The Secret of the Pratt Knot
If you want to look like an insider, try the Pratt (or Shelby) knot. It’s unique because you start with the tie inside out around your neck. The seams should be facing away from your body.
It was made famous by Jerry Pratt, who worked for the US Chamber of Commerce. It’s a tidy, medium-sized knot that uses less length than a Windsor, making it great for shorter ties or taller guys who need every inch of fabric to reach their belt. It’s elegant, symmetrical, and almost nobody knows how to do it. It’s a great conversation starter if you’re trapped at a cocktail party with a fellow menswear nerd.
Actionable Steps for Your Next Big Event
Don't wait until fifteen minutes before you have to leave to figure this out.

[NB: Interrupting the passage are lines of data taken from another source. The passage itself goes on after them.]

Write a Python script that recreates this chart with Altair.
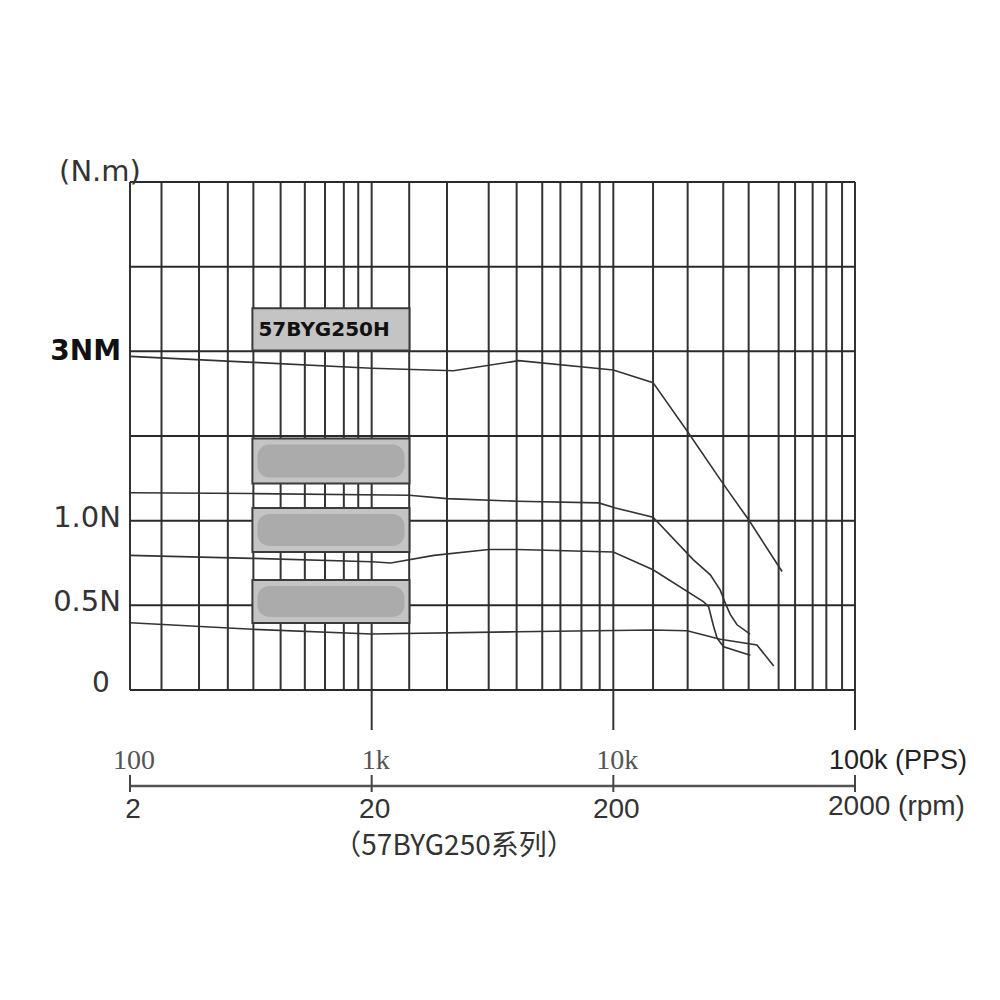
import altair as alt
import pandas as pd

# ---------------- data ----------------
# vertical grid lines of the (hand-drawn) log grid, in PPS
grid_pps = [100, 135, 193, 254, 324, 420, 529, 641, 767, 880,
            1000, 1430, 2050, 3050, 3980, 5080, 6040, 7380, 8780,
            10000, 14600, 20300, 28500, 36300, 48300, 56500, 66800, 76100, 88400, 100000]
# horizontal grid lines (grid units)
grid_units = [0, 1, 2, 3, 4, 5, 6]
# decade lines that run down below the plot
decade_pps = [1000, 10000, 100000]

# y tick labels (grid units -> text)
ylab_units = [1, 2]
ylab_text = ["0.5N", "1.0N"]
ybold_units = [4]
ybold_text = ["3NM"]
yzero_units = [0]
yzero_text = ["0"]

# x tick labels
pps_ticks = [100, 1000, 10000]
pps_labels = ["100", "1k", "10k"]
pps_last = [100000]
pps_last_label = ["100k (PPS)"]
rpm_ticks = [100, 1000, 10000, 100000]
rpm_labels = ["2", "20", "200"]
rpm_last_label = ["2000 (rpm)"]

# torque curves (PPS, grid units)
c1_pps = [100, 322, 1000, 2180, 4060, 10000, 14600, 20300, 28400, 36300, 49900]
c1_u = [3.94, 3.87, 3.80, 3.77, 3.89, 3.78, 3.63, 3.05, 2.44, 2.01, 1.40]

c2_pps = [100, 321, 1430, 2050, 4000, 8700, 10200, 14600, 21400, 25200, 27700, 29100, 30500, 32500, 36800]
c2_u = [2.33, 2.32, 2.30, 2.26, 2.23, 2.21, 2.15, 2.04, 1.54, 1.36, 1.18, 1.02, 0.89, 0.77, 0.66]

c3_pps = [100, 321, 1000, 1200, 1810, 3050, 4000, 10000, 14600, 23650, 24800, 26000, 26900, 28600, 36900]
c3_u = [1.59, 1.555, 1.515, 1.50, 1.59, 1.66, 1.66, 1.63, 1.42, 1.04, 0.98, 0.75, 0.61, 0.51, 0.41]

c4_pps = [100, 321, 1000, 4000, 14600, 20200, 27700, 39300, 46100]
c4_u = [0.795, 0.717, 0.661, 0.688, 0.708, 0.700, 0.599, 0.531, 0.283]

# legend boxes (PPS extent, grid-unit extent)
box_x1 = [321, 321, 321, 321]
box_x2 = [1434, 1434, 1434, 1434]
box_top = [4.51, 2.97, 2.15, 1.30]
box_bot = [4.01, 2.44, 1.63, 0.79]
box_label = ["57BYG250H"]

series_title = "（57BYG250系列）"

# ---------------- frames ----------------
W, H = 725, 508
xs = alt.Scale(type="log", domain=[100, 100000], nice=False)
ys = alt.Scale(type="linear", domain=[0, 6], nice=False, zero=False)

df_vgrid = pd.DataFrame({"pps": grid_pps})
df_hgrid = pd.DataFrame({"u": grid_units})
df_dec = pd.DataFrame({"pps": decade_pps})

rows = []
for name, px, pu in [("c1", c1_pps, c1_u), ("c2", c2_pps, c2_u),
                     ("c3", c3_pps, c3_u), ("c4", c4_pps, c4_u)]:
    for i, (a, b) in enumerate(zip(px, pu)):
        rows.append({"series": name, "i": i, "pps": a, "u": b})
df_curves = pd.DataFrame(rows)

df_boxes = pd.DataFrame({"pps": box_x1, "pps2": box_x2, "u": box_top, "u2": box_bot})
df_pills = df_boxes.iloc[1:]
df_box1 = pd.DataFrame({"pps": [box_x1[0]], "u": [(box_top[0] + box_bot[0]) / 2], "t": box_label})

X = lambda: alt.X("pps:Q", scale=xs, axis=None)
Y = lambda: alt.Y("u:Q", scale=ys, axis=None)

vgrid = alt.Chart(df_vgrid).mark_rule(color="#333333", strokeWidth=2).encode(
    x=X(), y=alt.value(0), y2=alt.value(H))
hgrid = alt.Chart(df_hgrid).mark_rule(color="#2a2a2a", strokeWidth=2).encode(
    y=Y(), x=alt.value(0), x2=alt.value(W))
ext = alt.Chart(df_dec).mark_rule(color="#333333", strokeWidth=2).encode(
    x=X(), y=alt.value(H), y2=alt.value(H + 40))

boxes = alt.Chart(df_boxes).mark_rect(fill="#c4c4c4", stroke="#3a3a3a", strokeWidth=2).encode(
    x=X(), x2="pps2:Q", y=Y(), y2="u2:Q")
pills = alt.Chart(df_pills).mark_rect(fill="#ababab", cornerRadius=12,
                                      xOffset=5, x2Offset=-5, yOffset=6, y2Offset=-6).encode(
    x=X(), x2="pps2:Q", y=Y(), y2="u2:Q")
box1_text = alt.Chart(df_box1).mark_text(align="left", baseline="middle", dx=6, dy=1,
                                         font="DejaVu Sans", fontWeight="bold", fontSize=20,
                                         color="#111111").encode(x=X(), y=Y(), text="t:N")

curves = alt.Chart(df_curves).mark_line(color="#333333", strokeWidth=1.6).encode(
    x=X(), y=Y(), detail="series:N", order="i:Q")

# y labels
ylab = alt.Chart(pd.DataFrame({"u": ylab_units, "t": ylab_text})).mark_text(
    align="right", baseline="middle", dx=-9, dy=-3, font="DejaVu Sans", fontSize=29,
    color="#333333").encode(y=Y(), x=alt.value(0), text="t:N")
ybold = alt.Chart(pd.DataFrame({"u": ybold_units, "t": ybold_text})).mark_text(
    align="right", baseline="middle", dx=-9, dy=1, font="DejaVu Sans", fontSize=28,
    fontWeight="bold", color="#111111").encode(y=Y(), x=alt.value(0), text="t:N")
yzero = alt.Chart(pd.DataFrame({"u": yzero_units, "t": yzero_text})).mark_text(
    align="center", baseline="middle", dx=-29, dy=-6, font="DejaVu Sans", fontSize=28,
    color="#333333").encode(y=Y(), x=alt.value(0), text="t:N")
yunit = alt.Chart(pd.DataFrame({"u": [6], "t": ["(N.m)"]})).mark_text(
    align="center", baseline="middle", dx=-30, dy=-10, font="DejaVu Sans", fontSize=29,
    color="#333333").encode(y=Y(), x=alt.value(0), text="t:N")

# x labels (PPS)
ppslab = alt.Chart(pd.DataFrame({"pps": pps_ticks, "t": pps_labels})).mark_text(
    align="center", baseline="middle", dx=4, font="Liberation Serif", fontSize=28,
    color="#555555").encode(x=X(), y=alt.value(579), text="t:N")
ppslast = alt.Chart(pd.DataFrame({"pps": pps_last, "t": pps_last_label})).mark_text(
    align="left", baseline="middle", dx=-26, font="Liberation Sans", fontSize=27,
    color="#222222").encode(x=X(), y=alt.value(579), text="t:N")

# rpm axis
rpm_line = alt.Chart(pd.DataFrame({"pps": [rpm_ticks[0]], "pps2": [rpm_ticks[-1]]})).mark_rule(
    color="#555555", strokeWidth=2.5).encode(x=X(), x2="pps2:Q", y=alt.value(604))
rpm_tick = alt.Chart(pd.DataFrame({"pps": rpm_ticks})).mark_rule(
    color="#444444", strokeWidth=2).encode(x=X(), y=alt.value(593), y2=alt.value(610))
rpmlab = alt.Chart(pd.DataFrame({"pps": rpm_ticks[:3], "t": rpm_labels})).mark_text(
    align="center", baseline="middle", dx=3, font="Liberation Sans", fontSize=28,
    color="#333333").encode(x=X(), y=alt.value(628), text="t:N")
rpmlast = alt.Chart(pd.DataFrame({"pps": rpm_ticks[3:], "t": rpm_last_label})).mark_text(
    align="left", baseline="middle", dx=-27, font="Liberation Sans", fontSize=28,
    color="#333333").encode(x=X(), y=alt.value(625), text="t:N")

stitle = alt.Chart(pd.DataFrame({"t": [series_title]})).mark_text(
    align="center", baseline="middle", font="Noto Sans CJK SC", fontSize=28,
    color="#333333").encode(x=alt.value(324), y=alt.value(665), text="t:N")

chart = alt.layer(
    vgrid, hgrid, ext, boxes, pills, box1_text, curves,
    ylab, ybold, yzero, yunit, ppslab, ppslast, rpm_line, rpm_tick, rpmlab, rpmlast, stitle
).properties(
    width=W, height=H, autosize="none",
    padding={"left": 122, "top": 174, "right": 137, "bottom": 300},
    background="white"
).configure_view(stroke=None)

chart.save("out.html", embed_options={"renderer": "svg", "actions": False})
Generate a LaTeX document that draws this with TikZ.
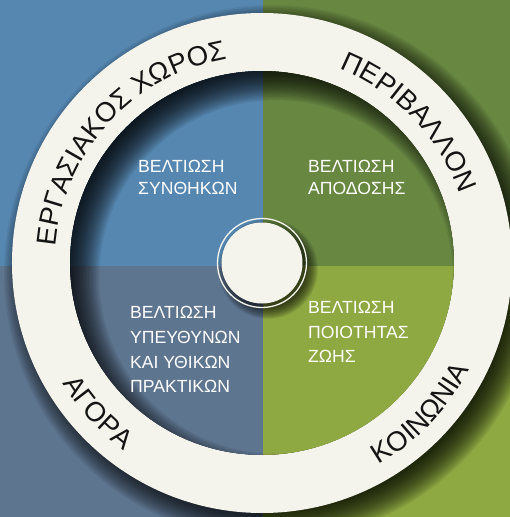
\documentclass[tikz,border=0pt]{standalone}
\usepackage{fontspec}
\setmainfont{Liberation Sans}
\usetikzlibrary{decorations.text}
\definecolor{qTL}{HTML}{5687B1}
\definecolor{qTR}{HTML}{688842}
\definecolor{qBL}{HTML}{5E7590}
\definecolor{qBR}{HTML}{8EA842}
\definecolor{ringcol}{HTML}{F4F4EC}
\definecolor{ringink}{HTML}{141414}
\newcommand\myringfont{\fontsize{27.5}{30}\selectfont}
\begin{document}
\begin{tikzpicture}[x=1pt,y=1pt,
  ringtext/.style={decorate, decoration={text along path, text align=center, text color=ringink}},
  innertext/.style={anchor=base west, inner sep=0pt, text=white, font=\fontsize{17.6}{20}\selectfont}]
\useasboundingbox (-262,-254) rectangle (248,263);
\coordinate (c) at (0,0);
% background quadrants
\fill[qTL] (-262,-3) rectangle (1,263);
\fill[qTR] (1,-3) rectangle (248,263);
\fill[qBL] (-262,-254) rectangle (1,-3);
\fill[qBR] (1,-254) rectangle (248,-3);
% outer shadow of ring
\foreach \k in {0,...,19}{\fill[black, opacity=0.065] (10,-10) circle ({268-1.6*\k});}
% ring
\fill[ringcol, even odd rule] (c) circle (250) (c) circle (192);
% inner disk
\begin{scope}
\clip (c) circle (192);
\fill[qTL] (-262,-3) rectangle (1,263);
\fill[qTR] (1,-3) rectangle (248,263);
\fill[qBL] (-262,-254) rectangle (1,-3);
\fill[qBR] (1,-254) rectangle (248,-3);
\foreach \k in {0,...,19}{\fill[black, opacity=0.075, even odd rule] (c) circle (260) (14,-14) circle ({210-1.75*\k});}
\end{scope}
% centre circle
\foreach \k in {0,...,11}{\fill[black, opacity=0.07] (6,-6) circle ({50-1.0*\k});}
\draw[ringcol, line width=1.3pt] (c) circle (44.5);
\fill[ringcol] (c) circle (40.5);
% ring labels
\path[ringtext, decoration={text={|\myringfont|ΕΡΓΑΣΙΑΚΟΣ ΧΩΡΟΣ}}] (190:207) arc[start angle=190, end angle=85, radius=207];
\path[ringtext, decoration={text={|\myringfont|ΠΕΡΙΒΑΛΛΟΝ}}] (95:209) arc[start angle=95, end angle=-7.6, radius=209];
\path[ringtext, decoration={text={|\myringfont|ΑΓΟΡΑ}}] (180:233) arc[start angle=180, end angle=264.8, radius=233];
\path[ringtext, decoration={text={|\myringfont|ΚΟΙΝΩΝΙΑ}}] (-90:233) arc[start angle=-90, end angle=3, radius=233];
% inner texts
\node[innertext] (tl1) at (-124,91) {ΒΕΛΤΙΩΣΗ};
\node[innertext] (tl2) at (-124,68) {ΣΥΝΘΗΚΩΝ};
\node[innertext] (tr1) at (46,91) {ΒΕΛΤΙΩΣΗ};
\node[innertext] (tr2) at (46,68) {ΑΠΟΔΟΣΗΣ};
\node[innertext] (bl1) at (-132,-55) {ΒΕΛΤΙΩΣΗ};
\node[innertext] (bl2) at (-132,-80) {ΥΠΕΥΘΥΝΩΝ};
\node[innertext] (bl3) at (-132,-105) {ΚΑΙ ΥΘΙΚΩΝ};
\node[innertext] (bl4) at (-132,-129) {ΠΡΑΚΤΙΚΩΝ};
\node[innertext] (br1) at (46,-50) {ΒΕΛΤΙΩΣΗ};
\node[innertext] (br2) at (46,-75) {ΠΟΙΟΤΗΤΑΣ};
\node[innertext] (br3) at (46,-99) {ΖΩΗΣ};
\end{tikzpicture}
\end{document}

You will get frustrated, you will sweat through your undershirt, and your knot will look like a mess.
- Practice with a mirror first. Get the muscle memory down.
- Practice WITHOUT a mirror second. Eventually, you should be able to do this in the dark or in the back of an Uber.
- Check the collar. Flip it up, tie the tie, then fold the collar down. Make sure the tie is tucked neatly under the collar all the way around.
- Adjust the tension. A tie should be snug enough to stay in place but not so tight that you’re turning purple.
- Final Inspection. Check the length one last time. If it’s wrong, start over. It sucks, but it’s worth the extra sixty seconds.
The tie is often the first thing people notice about your outfit. It’s literally right under your face. Mastering the art of the knot isn't about vanity; it's about attention to detail. It shows that you respect the occasion and the people you’re meeting. Now go grab a tie and start practicing that Four-in-Hand.